◆ What is needed ◆
Would you repeat the listing exactly but omit every picture?

◆ Dataset section ◆
——————————
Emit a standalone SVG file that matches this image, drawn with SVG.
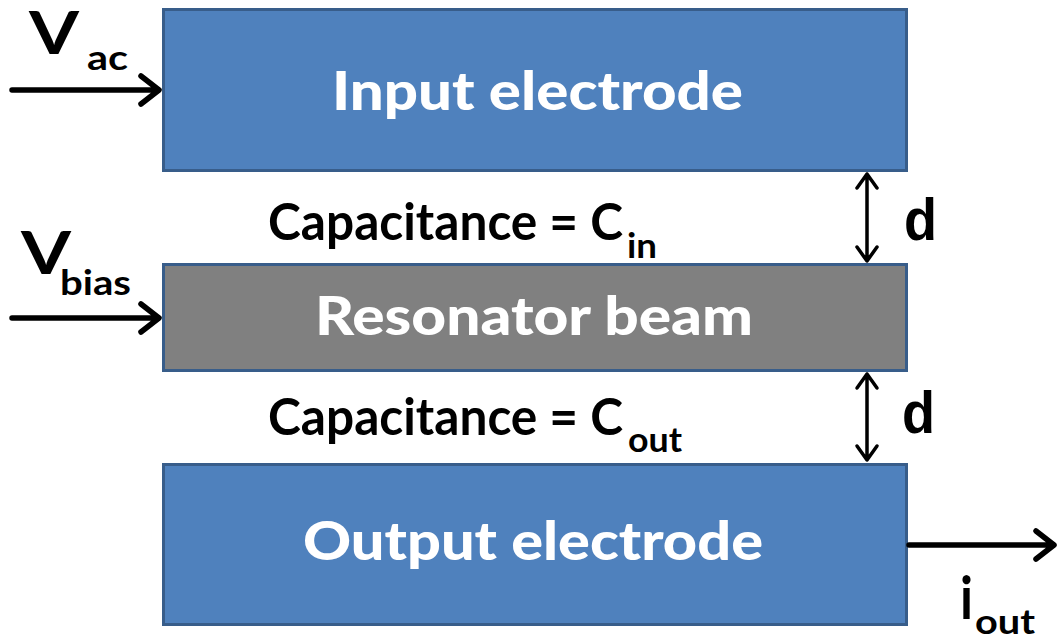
<svg xmlns="http://www.w3.org/2000/svg" width="1058" height="641" viewBox="0 0 1058 641">
<style>
.box{stroke:#385D8A;stroke-width:3}
.blue{fill:#4F81BD}
.gray{fill:#808080}
.t{font-family:Lato,"Open Sans","Liberation Sans",sans-serif;font-weight:bold}
.w{fill:#ffffff;font-size:54px;font-weight:900}
.k{fill:#000000}
.big{font-size:51px}
.sub{font-size:35px}
.d{font-family:"Liberation Sans",Arial,sans-serif;font-weight:bold;font-size:60px;fill:#000}
.ln{stroke:#000;fill:none;stroke-linecap:round;stroke-linejoin:round}
.thick{stroke-width:5.5}
.thin{stroke-width:3.5}
</style>
<rect width="1058" height="641" fill="#ffffff"/>
<g id="input-electrode">
<rect class="box blue" x="163.5" y="9.5" width="743" height="161"/>
<text class="t w" x="332" y="110" textLength="411" lengthAdjust="spacingAndGlyphs">Input electrode</text>
</g>
<g id="resonator-beam">
<rect class="box gray" x="163.5" y="264.5" width="743" height="106"/>
<text class="t w" x="315" y="335" textLength="438" lengthAdjust="spacingAndGlyphs">Resonator beam</text>
</g>
<g id="output-electrode">
<rect class="box blue" x="163.5" y="464.5" width="743" height="160"/>
<text class="t w" x="303" y="560" textLength="460" lengthAdjust="spacingAndGlyphs">Output electrode</text>
</g>
<g id="labels">
<text class="t k big" x="268" y="240" textLength="355" lengthAdjust="spacingAndGlyphs">Capacitance = C</text>
<text class="t k sub" x="627" y="258" textLength="30" lengthAdjust="spacingAndGlyphs">in</text>
<text class="t k big" x="268" y="435" textLength="355" lengthAdjust="spacingAndGlyphs">Capacitance = C</text>
<text class="t k sub" x="628" y="452" textLength="54" lengthAdjust="spacingAndGlyphs">out</text>
<text class="d" x="904" y="240" textLength="33" lengthAdjust="spacingAndGlyphs">d</text>
<text class="d" x="902" y="433" textLength="33" lengthAdjust="spacingAndGlyphs">d</text>
<text class="t k" style="font-size:60px" x="29" y="54" textLength="50" lengthAdjust="spacingAndGlyphs">V</text>
<text class="t k sub" x="87" y="70" textLength="41" lengthAdjust="spacingAndGlyphs">ac</text>
<text class="t k" style="font-size:60px" x="21" y="274" textLength="50" lengthAdjust="spacingAndGlyphs">V</text>
<text class="t k sub" x="60" y="295" textLength="71" lengthAdjust="spacingAndGlyphs">bias</text>
<text class="t k" style="font-size:60px" x="960" y="619" textLength="13" lengthAdjust="spacingAndGlyphs">i</text>
<text class="t k sub" x="975" y="634" textLength="60" lengthAdjust="spacingAndGlyphs">out</text>
</g>
<g id="connectors">
<path class="ln thick" d="M12 90 H158 M141 76 L159 90 L141 104"/>
<path class="ln thick" d="M12 318 H158 M141 304 L159 318 L141 332"/>
<path class="ln thick" d="M909 545 H1052 M1036 531 L1054 545 L1036 559"/>
<path class="ln thin" d="M867 174 V261 M857 188 L867 174 L877 188 M857 247 L867 261 L877 247"/>
<path class="ln thin" d="M867 374 V460 M857 388 L867 374 L877 388 M857 446 L867 460 L877 446"/>
</g>
</svg>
——————————
◆ The result ◆
Emit a standalone SVG file that matches this image, drawn with SVG.
<svg xmlns="http://www.w3.org/2000/svg" width="1058" height="641" viewBox="0 0 1058 641">
<style>
.box{stroke:#385D8A;stroke-width:3}
.blue{fill:#4F81BD}
.gray{fill:#808080}
.t{font-family:Lato,"Open Sans","Liberation Sans",sans-serif;font-weight:bold}
.w{fill:#ffffff;font-size:54px;font-weight:900}
.k{fill:#000000}
.big{font-size:51px}
.sub{font-size:35px}
.d{font-family:"Liberation Sans",Arial,sans-serif;font-weight:bold;font-size:60px;fill:#000}
.ln{stroke:#000;fill:none;stroke-linecap:round;stroke-linejoin:round}
.thick{stroke-width:5.5}
.thin{stroke-width:3.5}
</style>
<rect width="1058" height="641" fill="#ffffff"/>
<g id="input-electrode">
<rect class="box blue" x="163.5" y="9.5" width="743" height="161"/>
<text class="t w" x="332" y="110" textLength="411" lengthAdjust="spacingAndGlyphs">Input electrode</text>
</g>
<g id="resonator-beam">
<rect class="box gray" x="163.5" y="264.5" width="743" height="106"/>
<text class="t w" x="315" y="335" textLength="438" lengthAdjust="spacingAndGlyphs">Resonator beam</text>
</g>
<g id="output-electrode">
<rect class="box blue" x="163.5" y="464.5" width="743" height="160"/>
<text class="t w" x="303" y="560" textLength="460" lengthAdjust="spacingAndGlyphs">Output electrode</text>
</g>
<g id="labels">
<text class="t k big" x="268" y="240" textLength="355" lengthAdjust="spacingAndGlyphs">Capacitance = C</text>
<text class="t k sub" x="627" y="258" textLength="30" lengthAdjust="spacingAndGlyphs">in</text>
<text class="t k big" x="268" y="435" textLength="355" lengthAdjust="spacingAndGlyphs">Capacitance = C</text>
<text class="t k sub" x="628" y="452" textLength="54" lengthAdjust="spacingAndGlyphs">out</text>
<text class="d" x="904" y="240" textLength="33" lengthAdjust="spacingAndGlyphs">d</text>
<text class="d" x="902" y="433" textLength="33" lengthAdjust="spacingAndGlyphs">d</text>
<text class="t k" style="font-size:60px" x="29" y="54" textLength="50" lengthAdjust="spacingAndGlyphs">V</text>
<text class="t k sub" x="87" y="70" textLength="41" lengthAdjust="spacingAndGlyphs">ac</text>
<text class="t k" style="font-size:60px" x="21" y="274" textLength="50" lengthAdjust="spacingAndGlyphs">V</text>
<text class="t k sub" x="60" y="295" textLength="71" lengthAdjust="spacingAndGlyphs">bias</text>
<text class="t k" style="font-size:60px" x="960" y="619" textLength="13" lengthAdjust="spacingAndGlyphs">i</text>
<text class="t k sub" x="975" y="634" textLength="60" lengthAdjust="spacingAndGlyphs">out</text>
</g>
<g id="connectors">
<path class="ln thick" d="M12 90 H158 M141 76 L159 90 L141 104"/>
<path class="ln thick" d="M12 318 H158 M141 304 L159 318 L141 332"/>
<path class="ln thick" d="M909 545 H1052 M1036 531 L1054 545 L1036 559"/>
<path class="ln thin" d="M867 174 V261 M857 188 L867 174 L877 188 M857 247 L867 261 L877 247"/>
<path class="ln thin" d="M867 374 V460 M857 388 L867 374 L877 388 M857 446 L867 460 L877 446"/>
</g>
</svg>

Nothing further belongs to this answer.